Germany’s coalition government recently voted to enforce quotas for women in senior management of the country’s public companies.

Next year, management boards with more than three members must have at least one woman. This is not a company’s board of directors, but their most senior management team. In other words, the C-Suite officers with the real day-to-day power.

Germany did this because its volunteer program of persuasion, in place since 2015, wasn’t working. A September survey found that while in the United States, women make up 28.6 per cent of top management in the largest American companies, and in Britain they make up 24.5 per cent, in Germany only 12.8 per cent of the most senior corporate leaders are women. Worse still, the number of senior executive women in Germany fell by 21 per cent from last September to this.

It was time for coercion. In other words, quotas.

Many German public companies fought them by saying there aren’t enough qualified women to serve in top management. But at least they didn’t do what Norwegian companies did in 2008 when the government imposed compulsory quotas for women to make up at least 40 per cent of a public company’s board of directors. There, 384 of Norway’s 563 publicly traded companies took themselves private in order not to comply.

So how are women faring in Canada’s C-Suites?

According to Catalyst Canada, “Women represented an average of 17.9 per cent of executive officers in S&P/TSX Composite Index companies as of December, 2019.” But when you reduce that index’s approximately 250 companies to the 100 largest publicly traded Canadian companies this year, that percentage falls to just 8 per cent (43 of the 538 named executive officers). As in Germany, that number for women has declined in Canada from last year, when it was 53.

In other words, Canada’s C-Suites may be ripe for the very kind of quotas that Germany just imposed.

All the more because this fall the law firm Osler, Hoskin & Harcourt LLP issued a report on diversity and leadership at Canadian public companies. It revealed that the overall percentage of female executive officers has risen from 15 per cent five years ago to 17 per cent today. At this pace, by my calculation, women will populate half the ranks of senior management sometime around the year 2185.

But even more shocking, the Osler report revealed that in 2020, 33 per cent of the 526 disclosing public companies in Canada have exactly no female executive officers. None.

This news means that in 174 of Canada’s largest companies, a group of men (overwhelmingly white and middle-aged) sat around a table at the monthly senior executive meeting and …

  • Didn’t find it odd that there were no women at the table? Not one?
  • Debated the merits of having women (or even just one woman) join them, but decided not to?
  • Admitted that women should join them, but felt that no woman was qualified just yet to join their august company?
  • Endured public abuse from shareholders during their AGM for having an all-male senior management team?
  • Did not comment on the massive social change brought about COVID-19 or even think it had any connection to their business?

Are. You. Kidding. Me?

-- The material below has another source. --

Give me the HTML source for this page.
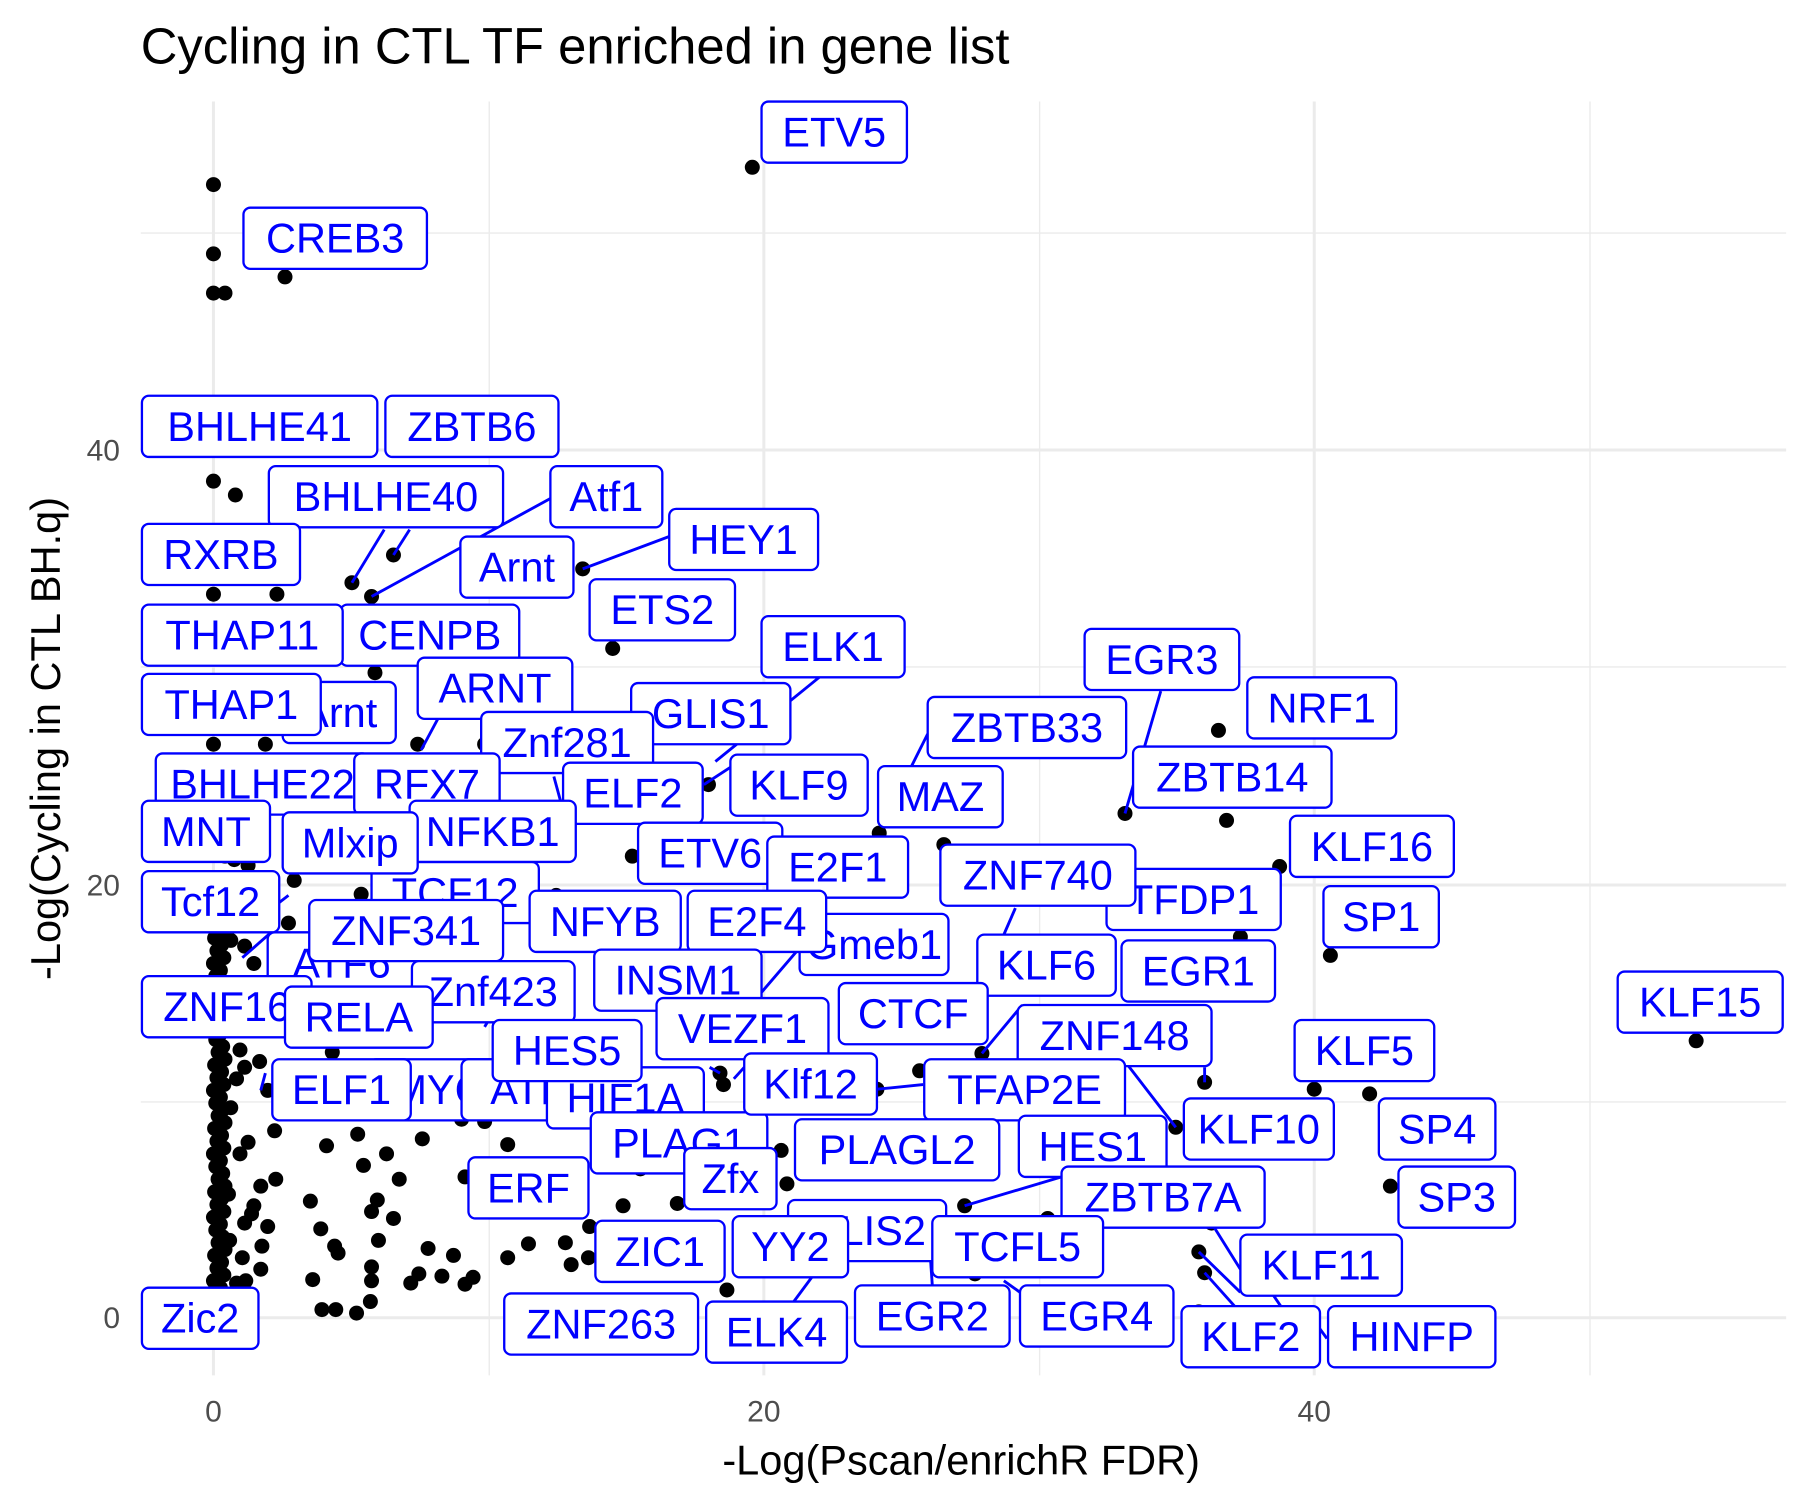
<!DOCTYPE html>
<html><head><meta charset="utf-8"><style>
html,body{margin:0;padding:0;background:#fff;}
svg{display:block;}
text{font-family:"Liberation Sans",sans-serif;}
</style></head><body>
<svg id="s" width="1800" height="1500" viewBox="0 0 1560 1300" xmlns="http://www.w3.org/2000/svg">
<rect width="1560" height="1300" fill="#fff"/>
<g stroke="#ebebeb" stroke-width="1.2">
<line x1="424" y1="88" x2="424" y2="1192"/><line x1="901" y1="88" x2="901" y2="1192"/><line x1="1378" y1="88" x2="1378" y2="1192"/>
<line x1="122" y1="955" x2="1548" y2="955"/><line x1="122" y1="578" x2="1548" y2="578"/><line x1="122" y1="202" x2="1548" y2="202"/>
</g>
<g stroke="#ebebeb" stroke-width="2.6">
<line x1="185" y1="88" x2="185" y2="1192"/><line x1="662" y1="88" x2="662" y2="1192"/><line x1="1139" y1="88" x2="1139" y2="1192"/>
<line x1="122" y1="1142" x2="1548" y2="1142"/><line x1="122" y1="767" x2="1548" y2="767"/><line x1="122" y1="390" x2="1548" y2="390"/>
</g>
<text x="122" y="55" font-size="44" fill="#000">Cycling in CTL TF enriched in gene list</text>
<g font-size="26" fill="#4d4d4d">
<text x="185" y="1232" text-anchor="middle">0</text><text x="662" y="1232" text-anchor="middle">20</text><text x="1139" y="1232" text-anchor="middle">40</text>
<text x="104" y="1151" text-anchor="end">0</text><text x="104" y="776" text-anchor="end">20</text><text x="104" y="399" text-anchor="end">40</text>
</g>
<text x="833" y="1278" font-size="36" text-anchor="middle">-Log(Pscan/enrichR FDR)</text>
<text transform="translate(52,640) rotate(-90)" font-size="36" text-anchor="middle">-Log(Cycling in CTL BH.q)</text>
<g id="pts" fill="#000"></g>
<g id="lines" stroke="#0000ff" stroke-width="2.5" fill="none"></g>
<g id="labs"></g>
</svg>
<script>
var NS="http://www.w3.org/2000/svg";
var P=[[652,145],[185,160],[185,220],[185,254],[195,254],[247,240],[185,417],[204,429],[305,505],[341,481],[322,517],[505,493],[531,562],[240,515],[185,515],[325,583],[185,645],[230,645],[362,645],[420,645],[614,680],[548,742],[762,722],[818,732],[975,705],[1056,633],[1063,711],[1109,751],[1075,812],[1153,828],[1470,902],[1044,938],[1139,944],[1187,948],[1019,977],[1205,1028],[851,913],[797,928],[760,944],[624,930],[627,940],[677,997],[682,1026],[555,1013],[587,1043],[540,1045],[836,1045],[908,1056],[1039,1085],[1044,1103],[1039,1137],[1050,1060],[630,1118],[845,1104],[255,763],[250,800],[482,776],[313,775],[195,742],[288,912],[420,972],[400,970],[440,992],[283,993],[310,983],[315,1010],[335,1000],[346,1022],[366,987],[403,1020],[269,1041],[278,1065],[290,1080],[293,1086],[327,1040],[322,1050],[341,1056],[328,1075],[371,1082],[393,1088],[322,1098],[322,1110],[356,1112],[363,1104],[383,1106],[403,1113],[410,1107],[440,1090],[458,1078],[490,1077],[495,1096],[510,1090],[511,1063],[271,1109],[279,1135],[291,1135],[309,1138],[321,1128],[238,980],[239,1022],[226,1028],[232,1063],[227,1080],[226,1100],[213,1110],[205,1112],[210,1090],[199,1075],[218,1052],[212,1060],[220,1045],[198,1035],[208,1000],[200,960],[215,990],[225,920],[212,925],[205,935],[208,910],[217,880],[228,873],[232,945],[220,835],[212,820],[200,815],[204,790],[196,770],[203,745],[215,750]];
for(var y=780;y<=1110;y+=11){for(var k=0;k<2;k++){P.push([185+k*6+((y*7)%5),y+((k*13)%7)]);}}
var g=document.getElementById('pts');
P.forEach(function(p){var c=document.createElementNS(NS,'circle');c.setAttribute('cx',p[0]);c.setAttribute('cy',p[1]);c.setAttribute('r',6.5);g.appendChild(c);});
var L=[[477,432,322,517],[580,465,505,493],[333,459,305,505],[355,459,341,481],[710,587,620,660],[1006,599,975,705],[804,636,790,664],[975,920,1019,977],[920,1020,836,1045],[1075,1100,1050,1060],[1075,1120,1039,1085],[1070,1132,1044,1103],[1110,1132,1095,1110],[808,1114,805,1070],[688,1128,705,1105],[1150,1160,1139,1145],[884,1120,870,1110],[610,680,633,665],[886,871,851,913],[873,810,860,830],[880,787,870,810],[365,650,380,622],[486,695,480,673],[235,808,210,830],[232,790,250,776],[230,930,226,945],[435,865,420,890],[800,940,760,944],[636,935,645,925],[660,860,690,825],[615,925,624,930],[690,1054,705,1040],[1044,938,1044,925]];
var lg=document.getElementById('lines');
L.forEach(function(l){var e=document.createElementNS(NS,'line');e.setAttribute('x1',l[0]);e.setAttribute('y1',l[1]);e.setAttribute('x2',l[2]);e.setAttribute('y2',l[3]);lg.appendChild(e);});
var B=[
["CENPB",295,524,450],["Arnt",245,591,343],["BHLHE22",135,653,320],["TCF12",322,747,467],["ATF6",232,808,360],["MYC",320,918,440],["ATF",400,918,515],["HIF1A",474,925,610],["GLIS2",683,1040,820],["Gmeb1",693,792,822],["TFDP1",959,753,1110],["PLAG1",512,964,665],["GLIS1",547,592,685],
["ETV5",660,88,786],["CREB3",211,180,370],["BHLHE41",123,343,327],["ZBTB6",334,343,484],["BHLHE40",233,404,436],["Atf1",477,404,574],["HEY1",580,441,709],["Arnt",399,465,497],["RXRB",123,454,260],["ETS2",511,502,637],["THAP11",123,524,297],["ELK1",660,534,784],["EGR3",940,545,1074],["NRF1",1081,587,1210],["THAP1",123,584,278],["ARNT",362,570,496],["ZBTB33",804,604,976],["Znf281",417,617,566],["RFX7",307,653,433],["ELF2",488,661,609],["KLF9",633,654,752],["ZBTB14",982,647,1154],["MAZ",761,664,869],["MNT",123,694,234],["NFKB1",355,694,499],["Mlxip",245,704,362],["KLF16",1118,707,1260],["ETV6",553,713,678],["E2F1",665,725,787],["ZNF740",815,732,984],["Tcf12",123,755,242],["ZNF341",268,780,436],["NFYB",459,772,590],["E2F4",596,772,716],["SP1",1147,768,1247],["KLF6",847,810,967],["EGR1",972,815,1105],["INSM1",515,823,660],["Znf423",357,833,498],["ZNF16",123,846,270],["RELA",247,855,375],["KLF15",1402,842,1545],["CTCF",727,852,856],["VEZF1",569,865,718],["ZNF148",882,871,1050],["HES5",427,884,556],["KLF5",1122,884,1243],["ELF1",236,918,356],["Klf12",645,913,760],["TFAP2E",801,918,975],["KLF10",1026,952,1156],["SP4",1195,952,1296],["PLAGL2",689,970,866],["HES1",883,967,1011],["Zfx",593,995,673],["ERF",406,1003,510],["SP3",1212,1011,1313],["ZBTB7A",920,1011,1096],["YY2",635,1054,735],["TCFL5",808,1054,956],["ZIC1",516,1058,628],["KLF11",1075,1070,1215],["Zic2",123,1116,224],["ZNF263",437,1121,605],["ELK4",612,1128,734],["EGR2",741,1114,875],["EGR4",884,1114,1017],["KLF2",1024,1132,1144],["HINFP",1151,1132,1296]];
var lb=document.getElementById('labs');
B.forEach(function(b){var r=document.createElementNS(NS,'rect');r.setAttribute('x',b[1]);r.setAttribute('y',b[2]);r.setAttribute('width',b[3]-b[1]);r.setAttribute('height',53);r.setAttribute('rx',6);r.setAttribute('fill','#fff');r.setAttribute('stroke','#0000ff');r.setAttribute('stroke-width',2);lb.appendChild(r);
var t=document.createElementNS(NS,'text');t.setAttribute('x',(b[1]+b[3])/2);t.setAttribute('y',b[2]+39);t.setAttribute('text-anchor','middle');t.setAttribute('font-size',36);t.setAttribute('fill','#0000ff');t.textContent=b[0];lb.appendChild(t);});
</script>
</body></html>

I ask because, in light of the last point, if there’s any group whose progress has stopped dead in its tracks because of COVID-19, it’s women.

In September, McKinsey & Co. issued a damning report on Women in the Workplace 2020. It finds that in the United States today, “more than one in four women are contemplating what many would have considered unthinkable just six months ago: downshifting their careers or leaving the work force completely.”

In fact, its thesis is that COVID-19 could set women back half a decade. Talk about the great unwinding.

All the more reason for Canadian regulators to think about mandating quotas to get more women into C-Suite jobs where their decisions can directly affect the lives of their female employees and customers.

But aren’t quotas unfair? Yes, they are, but not as unfair or negative as blatant sexism.

Aren’t quotas un-Canadian? Far from it. Quotas exist everywhere, from Canadian songs on the radio, to Canadian players in the CFL, to Canadian jobs building our new American fighter planes.

And while we’re at it, can we change how we report all these statistics?

So, rather than saying “women now hold 17.9 per cent of C-Suite jobs,” we should be saying “men continue to hold 82.1 per cent of all senior management positions.”

If we do this, suddenly we’re no longer talking about a women’s issue; we’re making it a men’s issue by putting them in the middle of it. After all, the overwhelming majority of senior management and board members who decide whether a woman is suitable for C-Suites are men.